- Records to process:
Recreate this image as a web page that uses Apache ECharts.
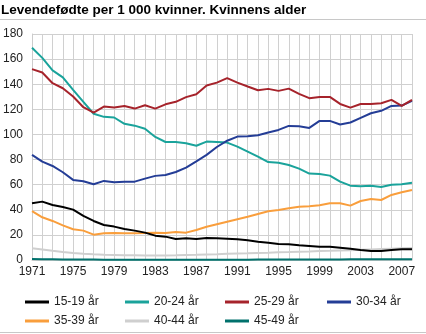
<!DOCTYPE html>
<html>
<head>
<meta charset="utf-8">
<script src="https://cdn.jsdelivr.net/npm/echarts@6/dist/echarts.min.js"></script>
<style>
html,body{margin:0;padding:0;background:#fff;}
#chart{width:426px;height:334px;}
</style>
</head>
<body>
<div id="chart"></div>
<script>
const years = [];
for (let y = 1971; y <= 2008; y++) years.push(String(y));

const yTicks = [0, 20, 40, 60, 80, 100, 120, 140, 160, 180];

const names = ['15-19 år', '20-24 år', '25-29 år', '30-34 år', '35-39 år', '40-44 år', '45-49 år'];

const age15_19 = [45.2, 46.5, 43.8, 42.2, 40.1, 35.1, 31.1, 27.9, 26.6, 24.7,
  23.4, 21.8, 19.4, 18.6, 16.7, 17.3, 16.7, 17.5, 17.3, 17.0,
  16.5, 15.7, 14.6, 13.8, 12.8, 12.5, 11.7, 11.2, 10.6, 10.6,
  9.8, 9.0, 8.0, 7.2, 7.2, 8.0, 8.5, 8.5];

const age20_24 = [169, 161, 151, 145.5, 135.5, 126, 116.5, 114, 113.5, 108.5,
  107, 104.5, 98, 94, 94, 93, 91, 94.3, 94, 93.5,
  90.3, 86.3, 82.3, 78, 77.5, 75.7, 72.8, 68.8, 68.5, 67.2,
  62.4, 59.2, 58.7, 59.2, 58.2, 60, 60.3, 61.6];

const age25_29 = [152, 149.3, 140.8, 136.8, 130.2, 121.7, 117.4, 122.2, 121.4, 122.7,
  120.6, 123.3, 120.6, 124, 126, 129.7, 132, 139, 141.3, 144.8,
  141.3, 138.2, 135.2, 136.3, 134.7, 136.5, 132.3, 128.9, 129.9, 129.9,
  124.3, 121.4, 124.3, 124.3, 124.9, 127.5, 122.7, 127.5];

const age30_34 = [83.7, 78.3, 74.9, 69.9, 63.8, 62.7, 60.3, 63, 61.9, 62.4,
  62.4, 64.8, 67, 67.7, 70.1, 73.6, 78.6, 83.7, 90, 95,
  98.3, 98.6, 99.4, 101.5, 103.6, 106.8, 106.5, 105.2, 110.8, 110.8,
  107.9, 109.5, 113.2, 116.9, 118.8, 122.7, 123, 126.7];

const age35_39 = [39, 34, 31.1, 27.6, 24.5, 23.4, 20.2, 21.3, 21.5, 21.3,
  21.3, 21.5, 21.8, 21.5, 22.3, 21.8, 23.9, 26.5, 28.5, 30.5,
  32.5, 34.5, 36.7, 38.8, 39.9, 41.2, 42.5, 42.8, 43.6, 45.2,
  45.2, 43.3, 47, 48.6, 47.8, 51.8, 54, 55.8];

const age40_44 = [9.3, 8.3, 7.3, 6.4, 5.6, 5.0, 4.5, 4.2, 4.0, 3.8,
  3.7, 3.6, 3.6, 3.6, 3.7, 3.9, 4.1, 4.4, 4.6, 4.9,
  5.1, 5.3, 5.6, 5.8, 6.1, 6.3, 6.6, 6.8, 7.1, 7.3,
  7.6, 7.8, 8.1, 8.4, 8.7, 9.0, 9.3, 9.6];

const age45_49 = [0.7, 0.6, 0.5, 0.4, 0.4, 0.3, 0.3, 0.2, 0.2, 0.2,
  0.2, 0.2, 0.2, 0.2, 0.2, 0.2, 0.2, 0.2, 0.2, 0.2,
  0.2, 0.2, 0.3, 0.3, 0.3, 0.3, 0.3, 0.4, 0.4, 0.4,
  0.4, 0.5, 0.5, 0.5, 0.5, 0.6, 0.6, 0.6];

const colors = ['#000000', '#1aa39b', '#a6232b', '#243d96', '#f99e3c', '#cfcfcf', '#00716c'];
const seriesData = [age15_19, age20_24, age25_29, age30_34, age35_39, age40_44, age45_49];
const drawOrder = [5, 6, 4, 0, 1, 3, 2];

const chart = echarts.init(document.getElementById('chart'), null, {renderer: 'canvas'});

const legendPos = [
  {left: 25, top: 296}, {left: 125, top: 296}, {left: 225, top: 296}, {left: 327, top: 296},
  {left: 25, top: 315}, {left: 125, top: 315}, {left: 225, top: 315}
];

const legends = names.map((n, i) => ({
  data: [n],
  left: legendPos[i].left,
  top: legendPos[i].top,
  padding: 0,
  itemWidth: 24,
  itemHeight: 3,
  icon: 'rect',
  selectedMode: false,
  textStyle: {fontFamily: 'Liberation Sans, Arial, sans-serif', fontSize: 12, color: '#222'}
}));

const series = drawOrder.map(i => ({
  name: names[i],
  type: 'line',
  data: seriesData[i],
  symbol: 'none',
  smooth: false,
  lineStyle: {width: 2, color: colors[i]},
  itemStyle: {color: colors[i]},
  emphasis: {disabled: true}
}));

chart.setOption({
  animation: false,
  title: {
    text: 'Levendefødte per 1 000 kvinner. Kvinnens alder',
    left: 1,
    top: 3,
    padding: 0,
    textStyle: {fontFamily: 'Liberation Sans, Arial, sans-serif', fontSize: 13.5, fontWeight: 'bold', color: '#000'}
  },
  graphic: [
    {type: 'line', shape: {x1: 0, y1: 19.5, x2: 426, y2: 19.5}, style: {stroke: '#c8c8c8', lineWidth: 1}},
    {type: 'line', shape: {x1: 0, y1: 332.5, x2: 426, y2: 332.5}, style: {stroke: '#c8c8c8', lineWidth: 1}}
  ],
  legend: legends,
  grid: {left: 30, right: 14, top: 34, bottom: 74, containLabel: false},
  xAxis: {
    type: 'category',
    data: years,
    boundaryGap: false,
    axisLine: {show: true, lineStyle: {color: '#cccccc'}},
    axisTick: {show: false},
    axisLabel: {
      interval: 3,
      margin: 6,
      fontFamily: 'Liberation Sans, Arial, sans-serif',
      fontSize: 12,
      color: '#222'
    },
    splitLine: {show: true, interval: 0, lineStyle: {color: '#d0d0d0', width: 1}}
  },
  yAxis: {
    type: 'value',
    min: yTicks[0],
    max: yTicks[yTicks.length - 1],
    interval: 20,
    axisLine: {show: true, lineStyle: {color: '#cccccc'}},
    axisTick: {show: false},
    axisLabel: {
      margin: 9,
      fontFamily: 'Liberation Sans, Arial, sans-serif',
      fontSize: 12,
      color: '#222'
    },
    splitLine: {show: true, lineStyle: {color: '#d0d0d0', width: 1}}
  },
  series: series
});
</script>
</body>
</html>
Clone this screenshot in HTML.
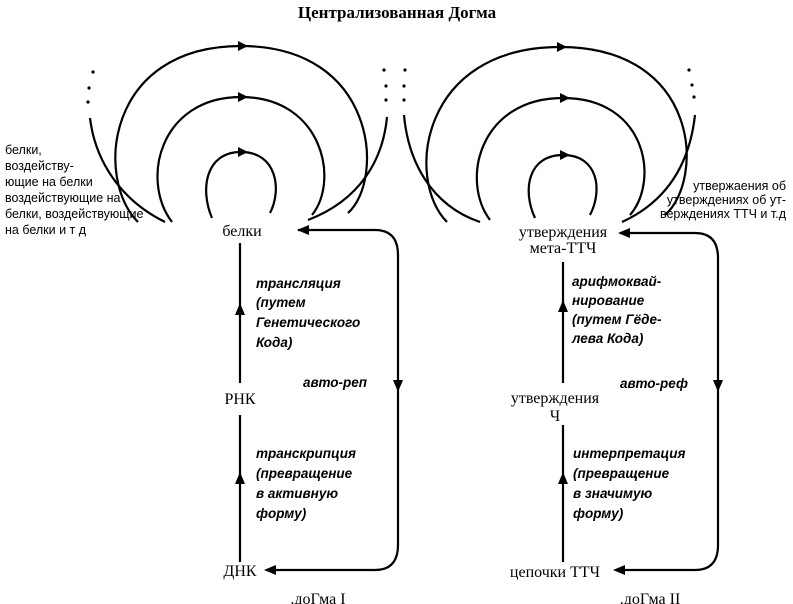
<!DOCTYPE html>
<html><head><meta charset="utf-8"><style>
body{margin:0;background:#fff}
svg{display:block}
text{font-family:"Liberation Serif","DejaVu Serif",serif;fill:#000}
.n{font-size:16px}
.i{font-size:13.5px;font-style:italic;font-weight:bold;font-family:"Liberation Sans",sans-serif}
.s{font-size:12.5px;font-family:"Liberation Sans",sans-serif}
</style></head><body>
<svg width="793" height="604" viewBox="0 0 793 604" xmlns="http://www.w3.org/2000/svg">
<text x="397" y="18" text-anchor="middle" style="font-size:17px;font-weight:bold">Централизованная Догма</text>
<g fill="none" stroke="#000" stroke-width="2.2">
<path d="M212,218 C200,190 205,152 241,152 C277,152 282,190 270,213"/>
<path d="M172,222 C140,180 160,97 241,97 C322,97 340,180 312,215"/>
<path d="M138,222 C95,180 105,46 241,46 C377,46 385,180 348,213"/>
<path d="M90,118 C95,160 120,200 165,222"/>
<path d="M387,117 C383,160 360,200 308,220"/>
<path d="M535,218 C522,190 528,155 563,155 C598,155 603,190 590,215"/>
<path d="M490,220 C460,180 480,98 563,98 C646,98 660,180 630,215"/>
<path d="M447,222 C405,180 420,47 560,47 C700,47 705,180 665,215"/>
<path d="M404,115 C408,160 430,205 480,222"/>
<path d="M695,115 C690,160 670,200 622,222"/>
<path d="M240,243 V383"/><path d="M240,415 V562"/>
<path d="M563,262 V383"/><path d="M563,425 V562"/>
<path d="M298,230 H375 Q398,230 398,255 V545 Q398,570 375,570 H268"/>
<path d="M620,233 H695 Q718,233 718,258 V545 Q718,570 695,570 H618"/>
</g>
<g fill="#000">
<path d="M248,152 l-10,-5 v10z"/><path d="M248,97 l-10,-5 v10z"/><path d="M248,46 l-10,-5 v10z"/>
<path d="M570,155 l-10,-5 v10z"/><path d="M570,98 l-10,-5 v10z"/><path d="M567,47 l-10,-5 v10z"/>
<path d="M240,303 l-5,12 h10z"/><path d="M240,472 l-5,12 h10z"/>
<path d="M563,300 l-5,12 h10z"/><path d="M563,472 l-5,12 h10z"/>
<path d="M398,392 l-5,-12 h10z"/><path d="M718,392 l-5,-12 h10z"/>
<path d="M297,230 l12,-5 v10z"/><path d="M618,233 l12,-5 v10z"/>
<path d="M264,570 l12,-5 v10z"/><path d="M613,570 l12,-5 v10z"/>
<circle cx="93" cy="72" r="1.6"/><circle cx="89" cy="88" r="1.6"/><circle cx="88" cy="102" r="1.6"/>
<circle cx="384" cy="70" r="1.6"/><circle cx="386" cy="86" r="1.6"/><circle cx="386" cy="100" r="1.6"/>
<circle cx="405" cy="70" r="1.6"/><circle cx="404" cy="86" r="1.6"/><circle cx="404" cy="100" r="1.6"/>
<circle cx="689" cy="70" r="1.6"/><circle cx="692" cy="85" r="1.6"/><circle cx="694" cy="97" r="1.6"/>
</g>
<text class="s" x="5" y="154">белки,</text>
<text class="s" x="5" y="170">воздейству-</text>
<text class="s" x="5" y="186">ющие на белки</text>
<text class="s" x="5" y="202">воздействующие на</text>
<text class="s" x="5" y="218">белки, воздействующие</text>
<text class="s" x="5" y="234">на белки и т д</text>
<text class="s" x="786" y="190" text-anchor="end">утвержаения об</text>
<text class="s" x="786" y="204" text-anchor="end">утверждениях об ут-</text>
<text class="s" x="786" y="218" text-anchor="end">верждениях ТТЧ и т.д</text>
<text class="n" x="242" y="236" text-anchor="middle">белки</text>
<text class="n" x="240" y="404" text-anchor="middle">РНК</text>
<text class="n" x="240" y="576" text-anchor="middle">ДНК</text>
<text class="n" x="318" y="604" text-anchor="middle">.доГма I</text>
<text class="n" x="563" y="237" text-anchor="middle">утверждения</text>
<text class="n" x="563" y="253" text-anchor="middle">мета-ТТЧ</text>
<text class="n" x="555" y="403" text-anchor="middle">утверждения</text>
<text class="n" x="555" y="421" text-anchor="middle">Ч</text>
<text class="n" x="555" y="577" text-anchor="middle">цепочки ТТЧ</text>
<text class="n" x="650" y="604" text-anchor="middle">.доГма II</text>
<text class="i" x="256" y="288">трансляция</text>
<text class="i" x="256" y="307">(путем</text>
<text class="i" x="256" y="327">Генетического</text>
<text class="i" x="256" y="347">Кода)</text>
<text class="i" x="303" y="387">авто-реп</text>
<text class="i" x="256" y="458">транскрипция</text>
<text class="i" x="256" y="478">(превращение</text>
<text class="i" x="256" y="498">в активную</text>
<text class="i" x="256" y="518">форму)</text>
<text class="i" x="572" y="286">арифмоквай-</text>
<text class="i" x="572" y="305">нирование</text>
<text class="i" x="572" y="324">(путем Гёде-</text>
<text class="i" x="572" y="343">лева Кода)</text>
<text class="i" x="620" y="388">авто-реф</text>
<text class="i" x="573" y="458">интерпретация</text>
<text class="i" x="573" y="478">(превращение</text>
<text class="i" x="573" y="498">в значимую</text>
<text class="i" x="573" y="518">форму)</text>
</svg>
</body></html>
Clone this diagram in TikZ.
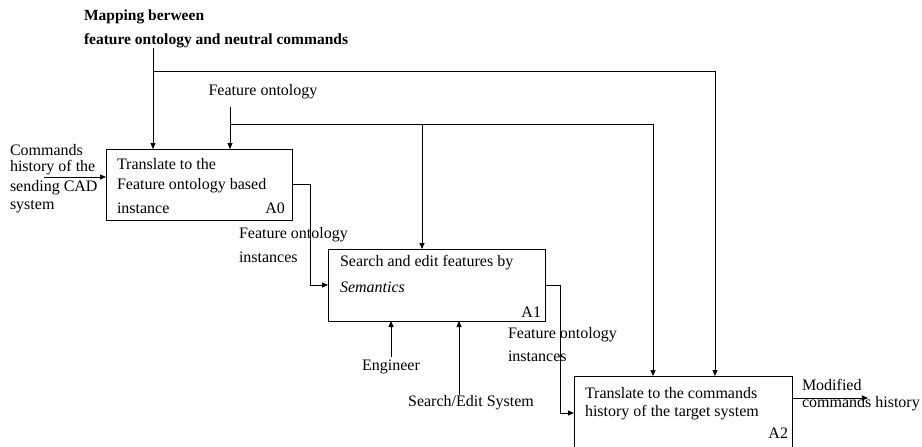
\documentclass[tikz,border=0pt]{standalone}
\usepackage{fontspec}
\setmainfont{Liberation Serif}
\usetikzlibrary{arrows.meta}
\begin{document}
\begin{tikzpicture}[x=1pt,y=-1pt,
  every node/.style={inner sep=0pt,outer sep=0pt},
  txt/.style={anchor=west,font=\fontsize{16}{18}\selectfont,align=left},
  boldtxt/.style={anchor=west,font=\fontsize{15.5}{24}\selectfont\bfseries,align=left},
  fn/.style={draw,line width=0.9pt,anchor=north west},
  link/.style={line width=0.8pt},
  arr/.style={link,-{Triangle[length=6pt,width=5pt]}}]
\useasboundingbox (0,0) rectangle (922,447);
\clip (0,0) rectangle (922,447);

% function boxes
\node[fn,minimum width=186pt,minimum height=71pt] (a0) at (106,149) {};
\node[fn,minimum width=217pt,minimum height=72pt] (a1) at (328,249) {};
\node[fn,minimum width=218pt,minimum height=74pt] (a2) at (574,376) {};

% box texts
\node[txt] (a0t1) at (117,164) {Translate to the};
\node[txt] (a0t2) at (117,186) {Feature ontology based};
\node[txt] (a0t3) at (117,208) {instance};
\node[txt,anchor=east] (a0id) at (285,208) {A0};

\node[txt] (a1t1) at (340,263) {Search and edit features by};
\node[txt] (a1t2) at (340,287) {\itshape Semantics};
\node[txt,anchor=east] (a1id) at (541,312) {A1};

\node[txt] (a2t1) at (585,393) {Translate to the commands};
\node[txt] (a2t2) at (585,413) {history of the target system};
\node[txt,anchor=east] (a2id) at (788,433) {A2};

% arrow labels
\node[boldtxt] (mapl1) at (84,17) {Mapping berween};
\node[boldtxt] (mapl2) at (84,41) {feature ontology and neutral commands};
\node[txt,anchor=center] (fol) at (263,92) {Feature ontology};
\node[txt] (cin1) at (10,150) {Commands};
\node[txt] (cin2) at (10,168) {history of the};
\node[txt] (cin3) at (10,188) {sending CAD};
\node[txt] (cin4) at (10,207) {system};
\node[txt] (fi1a) at (239,235) {Feature ontology};
\node[txt] (fi1b) at (239,257) {instances};
\node[txt] (fi2a) at (508,335) {Feature ontology};
\node[txt] (fi2b) at (508,356) {instances};
\node[txt,anchor=center] (eng) at (391,367) {Engineer};
\node[txt,anchor=center] (ses) at (471,403) {Search/Edit System};
\node[txt] (mod1) at (802,385) {Modified};
\node[txt] (mod2) at (802,404) {commands history};

% junction and end points of the connectors
\coordinate (mapsrc) at (153,48);
\coordinate (mapJ) at (153,71);
\coordinate (mapR) at (715,71);
\coordinate (fosrc) at (230,107);
\coordinate (foJ) at (230,124);
\coordinate (foM) at (422,124);
\coordinate (foR) at (653,124);
\coordinate (cinsrc) at (44,177);
\coordinate (a0bend) at (310,184);
\coordinate (a1bend) at (560,285);
\coordinate (engsrc) at (391,357);
\coordinate (sessrc) at (459,395);
\coordinate (a2out) at (792,398);
\coordinate (modend) at (868,398);

% controls
\draw[arr] (mapsrc) -- (mapsrc |- a0.north);
\draw[arr] (mapJ) -- (mapR) -- (mapR |- a2.north);
\draw[arr] (fosrc) -- (fosrc |- a0.north);
\draw[arr] (foJ) -- (foR) -- (foR |- a2.north);
\draw[arr] (foM) -- (foM |- a1.north);

% inputs and outputs
\draw[arr] (cinsrc) -- (cinsrc -| a0.west);
\draw[arr] (a0bend -| a0.east) -- (a0bend) |- (a1.west);
\draw[arr] (a1.east) -| (a1bend) |- (a2.west);
\draw[arr] (a2out) -- (modend);

% mechanisms
\draw[arr] (engsrc) -- (engsrc |- a1.south);
\draw[arr] (sessrc) -- (sessrc |- a1.south);
\end{tikzpicture}
\end{document}
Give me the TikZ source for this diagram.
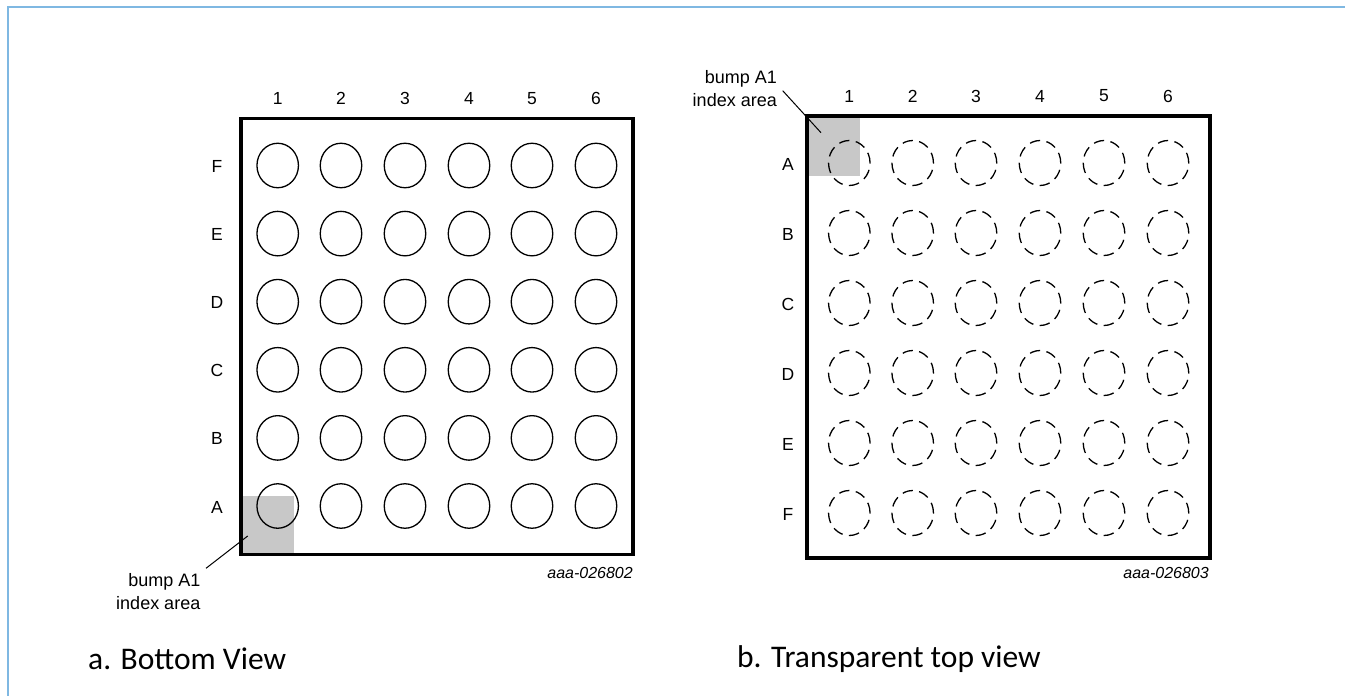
\documentclass[tikz,border=0pt]{standalone}
\usepackage{fontspec}
\usetikzlibrary{shapes.geometric}
\setmainfont{Liberation Sans}
\newfontfamily\capfont{Carlito}
\definecolor{frameblue}{HTML}{7FB8E2}
\definecolor{idxgray}{HTML}{C8C8C8}
\tikzset{
  x=1pt,y=-1pt,
  pkg/.style={draw=black,line width=3.2pt,miter limit=10},
  bumpbase/.style={ellipse,minimum width=41.5pt,inner sep=0pt,outer sep=0pt},
  bump/.style={bumpbase,minimum height=44.5pt,draw=black,line width=1.3pt},
  dbump/.style={bumpbase,minimum height=45pt,draw=black,line width=1.3pt,dash pattern=on 10.5pt off 6.4pt},
  lbl/.style={font=\fontsize{17.5}{20}\selectfont,inner sep=0pt,text=black},
  small/.style={font=\fontsize{18}{23}\selectfont,inner sep=0pt,align=right,anchor=east,text=black},
  code/.style={font=\fontsize{16}{18}\selectfont\itshape,inner sep=0pt,anchor=base east,text=black},
  capt/.style={font=\capfont\fontsize{31.5}{34}\selectfont,inner sep=0pt,anchor=base west,text=black},
  leader/.style={draw=black,line width=1pt},
}
\begin{document}
\begin{tikzpicture}
\useasboundingbox (0,0) rectangle (1345,696);
\fill[white] (0,0) rectangle (1345,696);
\draw[frameblue,line width=2.2pt] (8,696) -- (8,7) -- (1345,7);
% left
\fill[idxgray] (241,496) rectangle (294,555);
\draw[pkg] (241,118.5) rectangle (633,554.5);
\foreach \c/\x in {1/277.7,2/341,3/405,4/469,5/532,6/596}
  \node[lbl] (lc\c) at (\x,98.5) {\c};
\foreach \r/\y in {F/165.5,E/233.6,D/301.7,C/369.8,B/437.9,A/506}{
  \node[lbl] (lr\r) at (217,\y+1) {\r};
  \foreach \c/\x in {1/277.7,2/341,3/405,4/469,5/532,6/596}
    \node[bump] (l\r\c) at (\x,\y) {};
}
\node[small] (lidx) at (200.5,592) {bump A1\\index area};
\coordinate (lfree) at (247.7,536);
\coordinate (lstart) at (206,568.3);
\draw[leader] (lstart) -- (lfree);
\node[code] (lcode) at (633,578) {aaa-026802};
\node[capt] (lcap) at (88,669) {a. Bottom View};
% right
\fill[idxgray] (807,116) rectangle (860,176);
\draw[pkg] (807,116) rectangle (1210,558);
\foreach \c/\x in {1/849.3,2/912.7,3/976,4/1040,5/1104,6/1168}
  \node[lbl] (rc\c) at (\x,96) {\c};
\foreach \r/\y in {A/163,B/233,C/303,D/373,E/443,F/513}{
  \node[lbl] (rr\r) at (788,\y+1) {\r};
  \foreach \c/\x in {1/849.3,2/912.7,3/976,4/1040,5/1104,6/1168}
    \node[dbump] (r\r\c) at (\x,\y) {};
}
\node[small] (ridx) at (777,89) {bump A1\\index area};
\coordinate (rfree) at (821,132.7);
\coordinate (rstart) at (782.7,90.7);
\draw[leader] (rstart) -- (rfree);
\node[code] (rcode) at (1209,578) {aaa-026803};
\node[capt] (rcap) at (737,667) {b. Transparent top view};
\end{tikzpicture}
\end{document}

- Direction:
Each line from the top of the material through the line containing "const names = ['15-19" should be reproduced exactly; please drop any images.

- Output of the task:
Recreate this image as a web page that uses Apache ECharts.
<!DOCTYPE html>
<html>
<head>
<meta charset="utf-8">
<script src="https://cdn.jsdelivr.net/npm/echarts@6/dist/echarts.min.js"></script>
<style>
html,body{margin:0;padding:0;background:#fff;}
#chart{width:426px;height:334px;}
</style>
</head>
<body>
<div id="chart"></div>
<script>
const years = [];
for (let y = 1971; y <= 2008; y++) years.push(String(y));

const yTicks = [0, 20, 40, 60, 80, 100, 120, 140, 160, 180];

const names = ['15-19 år', '20-24 år', '25-29 år', '30-34 år', '35-39 år', '40-44 år', '45-49 år'];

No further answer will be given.